• EXERCISE DESCRIPTION: Print the listing as it stands, omitting all images.

• PROVIDED MATERIAL:
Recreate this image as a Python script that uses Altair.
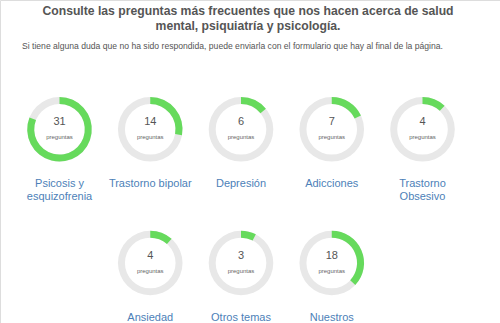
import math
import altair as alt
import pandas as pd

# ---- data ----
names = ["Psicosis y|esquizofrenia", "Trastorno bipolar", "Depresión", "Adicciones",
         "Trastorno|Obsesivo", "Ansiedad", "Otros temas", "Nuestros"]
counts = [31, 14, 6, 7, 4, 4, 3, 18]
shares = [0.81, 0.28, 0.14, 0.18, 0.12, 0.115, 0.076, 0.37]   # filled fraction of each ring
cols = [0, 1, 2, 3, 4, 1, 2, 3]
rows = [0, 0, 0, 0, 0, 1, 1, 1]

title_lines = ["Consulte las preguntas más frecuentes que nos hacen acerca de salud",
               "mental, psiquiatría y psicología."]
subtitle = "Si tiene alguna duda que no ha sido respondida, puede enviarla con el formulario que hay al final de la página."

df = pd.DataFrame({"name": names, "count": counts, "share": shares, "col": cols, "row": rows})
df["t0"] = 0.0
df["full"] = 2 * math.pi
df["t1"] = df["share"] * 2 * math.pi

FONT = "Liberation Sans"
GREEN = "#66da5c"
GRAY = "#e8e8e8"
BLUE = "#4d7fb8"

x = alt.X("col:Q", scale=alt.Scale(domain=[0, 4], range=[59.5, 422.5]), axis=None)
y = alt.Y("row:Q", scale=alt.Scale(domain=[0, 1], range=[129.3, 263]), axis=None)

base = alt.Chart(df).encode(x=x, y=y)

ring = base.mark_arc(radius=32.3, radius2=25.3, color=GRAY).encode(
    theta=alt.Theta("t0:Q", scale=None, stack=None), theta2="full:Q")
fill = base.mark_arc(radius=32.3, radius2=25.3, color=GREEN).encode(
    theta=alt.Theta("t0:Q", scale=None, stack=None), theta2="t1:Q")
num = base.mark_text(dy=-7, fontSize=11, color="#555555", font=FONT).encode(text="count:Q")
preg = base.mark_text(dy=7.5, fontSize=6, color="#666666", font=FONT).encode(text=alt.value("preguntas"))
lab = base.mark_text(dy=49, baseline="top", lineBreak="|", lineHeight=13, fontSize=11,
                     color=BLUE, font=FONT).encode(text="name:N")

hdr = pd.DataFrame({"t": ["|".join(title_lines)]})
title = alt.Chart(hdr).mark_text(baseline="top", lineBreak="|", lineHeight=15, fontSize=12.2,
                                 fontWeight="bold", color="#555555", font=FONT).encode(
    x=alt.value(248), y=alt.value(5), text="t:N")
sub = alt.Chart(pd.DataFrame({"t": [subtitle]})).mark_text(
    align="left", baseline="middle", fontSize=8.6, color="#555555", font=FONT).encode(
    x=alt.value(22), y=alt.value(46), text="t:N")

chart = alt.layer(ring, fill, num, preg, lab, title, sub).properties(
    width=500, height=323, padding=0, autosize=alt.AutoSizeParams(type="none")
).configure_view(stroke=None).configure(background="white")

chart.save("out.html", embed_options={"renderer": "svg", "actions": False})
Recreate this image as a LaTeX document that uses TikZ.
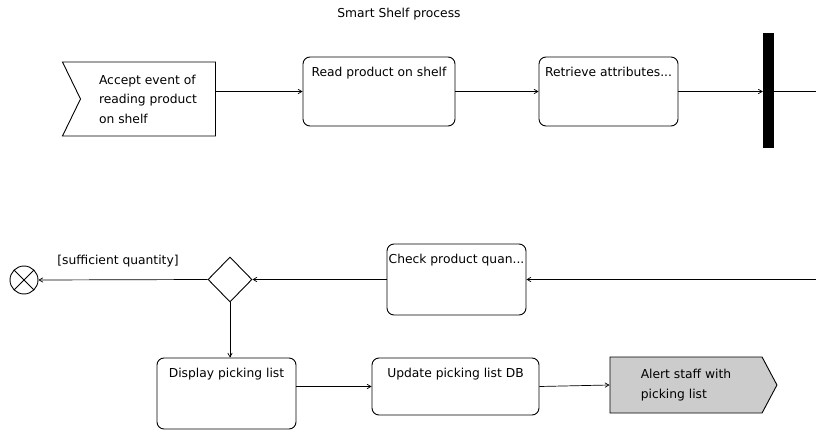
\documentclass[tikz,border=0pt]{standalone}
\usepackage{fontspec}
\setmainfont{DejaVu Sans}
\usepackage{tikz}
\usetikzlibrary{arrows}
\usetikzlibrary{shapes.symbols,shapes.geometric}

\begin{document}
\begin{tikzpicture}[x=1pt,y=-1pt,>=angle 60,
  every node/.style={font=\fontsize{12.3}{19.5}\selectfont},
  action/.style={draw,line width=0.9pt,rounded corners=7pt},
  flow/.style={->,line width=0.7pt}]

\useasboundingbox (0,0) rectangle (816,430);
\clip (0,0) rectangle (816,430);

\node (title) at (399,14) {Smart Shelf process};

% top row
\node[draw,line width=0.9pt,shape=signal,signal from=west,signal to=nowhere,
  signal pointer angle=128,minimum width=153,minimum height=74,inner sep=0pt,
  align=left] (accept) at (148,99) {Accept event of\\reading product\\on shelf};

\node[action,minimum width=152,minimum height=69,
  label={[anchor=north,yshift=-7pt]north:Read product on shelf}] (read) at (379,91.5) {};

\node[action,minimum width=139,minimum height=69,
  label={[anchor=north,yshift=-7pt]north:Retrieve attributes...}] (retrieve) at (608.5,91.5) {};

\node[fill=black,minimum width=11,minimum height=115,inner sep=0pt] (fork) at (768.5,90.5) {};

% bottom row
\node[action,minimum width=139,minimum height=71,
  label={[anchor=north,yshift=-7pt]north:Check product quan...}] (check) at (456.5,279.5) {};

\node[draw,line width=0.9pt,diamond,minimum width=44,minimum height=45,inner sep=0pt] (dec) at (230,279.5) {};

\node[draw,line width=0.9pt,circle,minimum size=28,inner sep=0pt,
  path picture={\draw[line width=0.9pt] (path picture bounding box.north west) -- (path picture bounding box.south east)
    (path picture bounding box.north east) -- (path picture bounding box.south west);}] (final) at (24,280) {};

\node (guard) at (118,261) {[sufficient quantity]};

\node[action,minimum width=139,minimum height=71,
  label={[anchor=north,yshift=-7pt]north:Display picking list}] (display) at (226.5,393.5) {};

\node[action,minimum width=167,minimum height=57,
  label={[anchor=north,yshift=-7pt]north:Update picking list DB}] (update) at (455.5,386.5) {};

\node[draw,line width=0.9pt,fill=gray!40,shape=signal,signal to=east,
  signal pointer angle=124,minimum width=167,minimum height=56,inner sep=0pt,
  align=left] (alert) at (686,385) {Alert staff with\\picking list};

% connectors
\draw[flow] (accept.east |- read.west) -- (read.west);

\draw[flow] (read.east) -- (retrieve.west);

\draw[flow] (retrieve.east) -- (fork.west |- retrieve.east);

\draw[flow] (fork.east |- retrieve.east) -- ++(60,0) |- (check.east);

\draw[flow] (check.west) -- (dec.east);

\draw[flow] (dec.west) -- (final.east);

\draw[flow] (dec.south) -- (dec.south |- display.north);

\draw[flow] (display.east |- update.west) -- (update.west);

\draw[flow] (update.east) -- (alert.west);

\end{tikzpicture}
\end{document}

• ANSWER:
Recreate this image as a Python script that uses Altair.
import math
import altair as alt
import pandas as pd

# ---- data ----
names = ["Psicosis y|esquizofrenia", "Trastorno bipolar", "Depresión", "Adicciones",
         "Trastorno|Obsesivo", "Ansiedad", "Otros temas", "Nuestros"]
counts = [31, 14, 6, 7, 4, 4, 3, 18]
shares = [0.81, 0.28, 0.14, 0.18, 0.12, 0.115, 0.076, 0.37]   # filled fraction of each ring
cols = [0, 1, 2, 3, 4, 1, 2, 3]
rows = [0, 0, 0, 0, 0, 1, 1, 1]

title_lines = ["Consulte las preguntas más frecuentes que nos hacen acerca de salud",
               "mental, psiquiatría y psicología."]
subtitle = "Si tiene alguna duda que no ha sido respondida, puede enviarla con el formulario que hay al final de la página."

df = pd.DataFrame({"name": names, "count": counts, "share": shares, "col": cols, "row": rows})
df["t0"] = 0.0
df["full"] = 2 * math.pi
df["t1"] = df["share"] * 2 * math.pi

FONT = "Liberation Sans"
GREEN = "#66da5c"
GRAY = "#e8e8e8"
BLUE = "#4d7fb8"

x = alt.X("col:Q", scale=alt.Scale(domain=[0, 4], range=[59.5, 422.5]), axis=None)
y = alt.Y("row:Q", scale=alt.Scale(domain=[0, 1], range=[129.3, 263]), axis=None)

base = alt.Chart(df).encode(x=x, y=y)

ring = base.mark_arc(radius=32.3, radius2=25.3, color=GRAY).encode(
    theta=alt.Theta("t0:Q", scale=None, stack=None), theta2="full:Q")
fill = base.mark_arc(radius=32.3, radius2=25.3, color=GREEN).encode(
    theta=alt.Theta("t0:Q", scale=None, stack=None), theta2="t1:Q")
num = base.mark_text(dy=-7, fontSize=11, color="#555555", font=FONT).encode(text="count:Q")
preg = base.mark_text(dy=7.5, fontSize=6, color="#666666", font=FONT).encode(text=alt.value("preguntas"))
lab = base.mark_text(dy=49, baseline="top", lineBreak="|", lineHeight=13, fontSize=11,
                     color=BLUE, font=FONT).encode(text="name:N")

hdr = pd.DataFrame({"t": ["|".join(title_lines)]})
title = alt.Chart(hdr).mark_text(baseline="top", lineBreak="|", lineHeight=15, fontSize=12.2,
                                 fontWeight="bold", color="#555555", font=FONT).encode(
    x=alt.value(248), y=alt.value(5), text="t:N")
sub = alt.Chart(pd.DataFrame({"t": [subtitle]})).mark_text(
    align="left", baseline="middle", fontSize=8.6, color="#555555", font=FONT).encode(
    x=alt.value(22), y=alt.value(46), text="t:N")

chart = alt.layer(ring, fill, num, preg, lab, title, sub).properties(
    width=500, height=323, padding=0, autosize=alt.AutoSizeParams(type="none")
).configure_view(stroke=None).configure(background="white")

chart.save("out.html", embed_options={"renderer": "svg", "actions": False})
Recreate this image as a LaTeX document that uses TikZ.
\documentclass[tikz,border=0pt]{standalone}
\usepackage{fontspec}
\setmainfont{DejaVu Sans}
\usepackage{tikz}
\usetikzlibrary{arrows}
\usetikzlibrary{shapes.symbols,shapes.geometric}

\begin{document}
\begin{tikzpicture}[x=1pt,y=-1pt,>=angle 60,
  every node/.style={font=\fontsize{12.3}{19.5}\selectfont},
  action/.style={draw,line width=0.9pt,rounded corners=7pt},
  flow/.style={->,line width=0.7pt}]

\useasboundingbox (0,0) rectangle (816,430);
\clip (0,0) rectangle (816,430);

\node (title) at (399,14) {Smart Shelf process};

% top row
\node[draw,line width=0.9pt,shape=signal,signal from=west,signal to=nowhere,
  signal pointer angle=128,minimum width=153,minimum height=74,inner sep=0pt,
  align=left] (accept) at (148,99) {Accept event of\\reading product\\on shelf};

\node[action,minimum width=152,minimum height=69,
  label={[anchor=north,yshift=-7pt]north:Read product on shelf}] (read) at (379,91.5) {};

\node[action,minimum width=139,minimum height=69,
  label={[anchor=north,yshift=-7pt]north:Retrieve attributes...}] (retrieve) at (608.5,91.5) {};

\node[fill=black,minimum width=11,minimum height=115,inner sep=0pt] (fork) at (768.5,90.5) {};

% bottom row
\node[action,minimum width=139,minimum height=71,
  label={[anchor=north,yshift=-7pt]north:Check product quan...}] (check) at (456.5,279.5) {};

\node[draw,line width=0.9pt,diamond,minimum width=44,minimum height=45,inner sep=0pt] (dec) at (230,279.5) {};

\node[draw,line width=0.9pt,circle,minimum size=28,inner sep=0pt,
  path picture={\draw[line width=0.9pt] (path picture bounding box.north west) -- (path picture bounding box.south east)
    (path picture bounding box.north east) -- (path picture bounding box.south west);}] (final) at (24,280) {};

\node (guard) at (118,261) {[sufficient quantity]};

\node[action,minimum width=139,minimum height=71,
  label={[anchor=north,yshift=-7pt]north:Display picking list}] (display) at (226.5,393.5) {};

\node[action,minimum width=167,minimum height=57,
  label={[anchor=north,yshift=-7pt]north:Update picking list DB}] (update) at (455.5,386.5) {};

\node[draw,line width=0.9pt,fill=gray!40,shape=signal,signal to=east,
  signal pointer angle=124,minimum width=167,minimum height=56,inner sep=0pt,
  align=left] (alert) at (686,385) {Alert staff with\\picking list};

% connectors
\draw[flow] (accept.east |- read.west) -- (read.west);

\draw[flow] (read.east) -- (retrieve.west);

\draw[flow] (retrieve.east) -- (fork.west |- retrieve.east);

\draw[flow] (fork.east |- retrieve.east) -- ++(60,0) |- (check.east);

\draw[flow] (check.west) -- (dec.east);

\draw[flow] (dec.west) -- (final.east);

\draw[flow] (dec.south) -- (dec.south |- display.north);

\draw[flow] (display.east |- update.west) -- (update.west);

\draw[flow] (update.east) -- (alert.west);

\end{tikzpicture}
\end{document}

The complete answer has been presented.